1 Introduction
This article is a commentary from a Nordic perspective on Sir Richard Aikens’ lecture entitled “Wars and Laws: how war has influenced the development of the law of marine insurance”.(1) The article is based on a lecture given at a conference on marine insurance organized by Wikborg Rein and the Scandinavian Institute of Maritime Law, 13 March 2024.
Sir Richard Aikens addresses several topics fundamental to marine insurance in his lecture:
“First, the doctrine that a contract of marine insurance is one of “utmost good faith”; secondly, the requirement that a person who insures ship or cargo (or freight) must have an “insurable interest” in the thing insured; thirdly, the development of the concept of a “constructive total loss” of an insured thing – be it ship, cargo or freight; fourthly, the division of insurance risks into what have become “marine risks” and “war risks”; and, lastly, the development of the doctrine of “causation” in marine insurance.”

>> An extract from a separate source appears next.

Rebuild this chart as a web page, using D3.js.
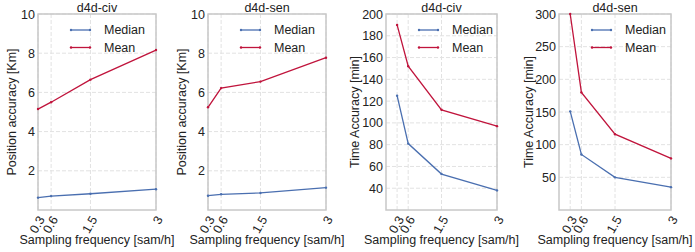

All of these topics are also highly relevant to Norwegian and Nordic marine insurance, and indeed for land based insurance as well. However, they are not all as closely connected to wars as has been describeded by Sir Richard Aikens. The first point to be made here is that Norwegian and Nordic marine insurance has developed along different lines from those moulding English marine insurance. The English law of marine insurance developed from the end of the 15th century onwards, mainly through court cases, and many of the cases presented by Sir Richard Aikens are from 15th to 18th centuries. The history of both Norwegian, and today Nordic, marine insurance is more recent, developed mainly through an agreed document called the Norwegian, and later the Nordic, Marine Insurance Plan. As this difference in development explains the difference in origin of several concepts, I will first outline how the marine insurance regulation has developed first in Norway, and later in the Nordic countries.
Thereafter, I will look more closely into the concepts that have been presented to us. To simplify the presentation, I will concentrate on hull insurance, although the concepts are equally relevant for freight – today mainly insured through loss of hire insurance – and also cargo insurance.